Set exercise: Beginning with the first line, set down every line through the one containing "const fmt = (v: number)", exactly as it appears, but not the pictures.

Stored data:
------------------------

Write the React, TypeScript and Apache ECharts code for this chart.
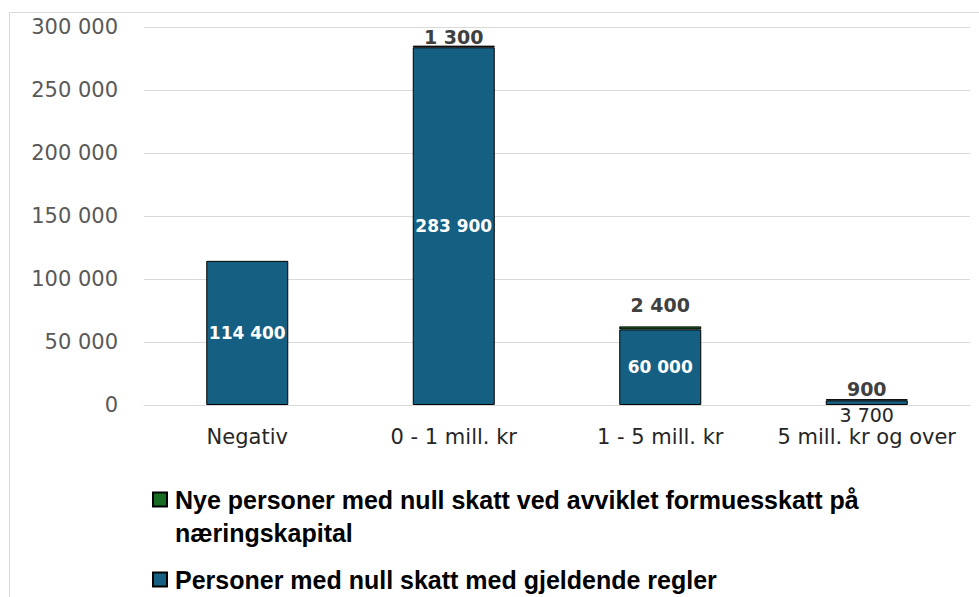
import React, { useEffect, useRef } from "react";
import * as echarts from "echarts";

const categories = ["Negativ", "0 - 1 mill. kr", "1 - 5 mill. kr", "5 mill. kr og over"];
const currentRulesName = "Personer med null skatt med gjeldende regler";
const newZeroName = "Nye personer med null skatt ved avviklet formuesskatt på næringskapital";
const currentRules = [114400, 283900, 60000, 3700];
const newZeroTax: (number | null)[] = [null, 1300, 2400, 900];
const yMin = 0;
const yMax = 300000;
const yStep = 50000;

const BLUE = "#156082";
const GREEN = "#196B24";

const fmt = (v: number) => String(v).replace(/\B(?=(\d{3})+(?!\d))/g, " ");

export default function App() {
  const ref = useRef<HTMLDivElement>(null);
  useEffect(() => {
    if (!ref.current) return;
    const chart = echarts.init(ref.current, null, { renderer: "svg" });
    const greenDist = [0, -1, 12, 1];
    const option: any = {
      animation: false,
      backgroundColor: "#ffffff",
      textStyle: { fontFamily: "DejaVu Sans" },
      graphic: [
        {
          type: "rect",
          silent: true,
          z: -1,
          shape: { x: 9.5, y: 12.5, width: 1000, height: 600 },
          style: { fill: "none", stroke: "#d9d9d9", lineWidth: 1 },
        },
      ],
      grid: { left: 144, right: 9, top: 27, bottom: 192, containLabel: false },
      xAxis: {
        type: "category",
        data: categories,
        axisLine: { show: true, lineStyle: { color: "#d9d9d9", width: 1 } },
        axisTick: { show: false },
        axisLabel: {
          color: "#262626",
          fontSize: 21,
          fontFamily: "DejaVu Sans",
          margin: 21,
          interval: 0,
        },
      },
      yAxis: {
        type: "value",
        min: yMin,
        max: yMax,
        interval: yStep,
        axisLine: { show: false },
        axisTick: { show: false },
        splitLine: { lineStyle: { color: "#d9d9d9", width: 1 } },
        axisLabel: {
          color: "#595959",
          fontSize: 21,
          fontFamily: "DejaVu Sans",
          margin: 26,
          formatter: (v: number) => fmt(v),
        },
      },
      legend: {
        orient: "vertical",
        left: 152,
        top: 450,
        padding: 0,
        itemGap: 14,
        itemWidth: 14,
        itemHeight: 14,
        icon: "rect",
        formatter: (name: string) =>
          name === newZeroName ? " \n" + name.replace(" næringskapital", "\nnæringskapital") : name,
        textStyle: {
          fontFamily: "Liberation Sans",
          fontWeight: "bold",
          fontSize: 25,
          color: "#000000",
          lineHeight: 33,
          padding: [0, 0, 0, 3],
        },
        data: [{ name: newZeroName }, { name: currentRulesName }],
      },
      series: [
        {
          name: currentRulesName,
          type: "bar",
          stack: "total",
          barWidth: 82,
          itemStyle: { color: BLUE, borderColor: "#000000", borderWidth: 1 },
          label: {
            show: true,
            position: "inside",
            color: "#ffffff",
            fontWeight: "bold",
            fontSize: 17,
            fontFamily: "DejaVu Sans",
            formatter: (p: any) => fmt(p.value),
          },
          data: currentRules.map((v, i) =>
            i === 3
              ? {
                  value: v,
                  label: {
                    position: "bottom",
                    distance: 0,
                    color: "#262626",
                    fontWeight: "normal",
                    fontSize: 19,
                  },
                }
              : { value: v }
          ),
        },
        {
          name: newZeroName,
          type: "bar",
          stack: "total",
          barWidth: 82,
          itemStyle: { color: GREEN, borderColor: "#000000", borderWidth: 1 },
          label: {
            show: true,
            position: "top",
            color: "#404040",
            fontWeight: "bold",
            fontSize: 19,
            fontFamily: "DejaVu Sans",
            formatter: (p: any) => (p.value == null ? "" : fmt(p.value)),
          },
          data: newZeroTax.map((v, i) => ({ value: v, label: { distance: greenDist[i] } })),
        },
      ],
    };
    chart.setOption(option);
    return () => chart.dispose();
  }, []);
  return (
    <div
      ref={ref}
      style={{ position: "fixed", left: 0, top: 0, width: 979, height: 597 }}
    />
  );
}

------------------------

Written solution:
Write the React, TypeScript and Apache ECharts code for this chart.
import React, { useEffect, useRef } from "react";
import * as echarts from "echarts";

const categories = ["Negativ", "0 - 1 mill. kr", "1 - 5 mill. kr", "5 mill. kr og over"];
const currentRulesName = "Personer med null skatt med gjeldende regler";
const newZeroName = "Nye personer med null skatt ved avviklet formuesskatt på næringskapital";
const currentRules = [114400, 283900, 60000, 3700];
const newZeroTax: (number | null)[] = [null, 1300, 2400, 900];
const yMin = 0;
const yMax = 300000;
const yStep = 50000;

const BLUE = "#156082";
const GREEN = "#196B24";

const fmt = (v: number) => String(v).replace(/\B(?=(\d{3})+(?!\d))/g, " ");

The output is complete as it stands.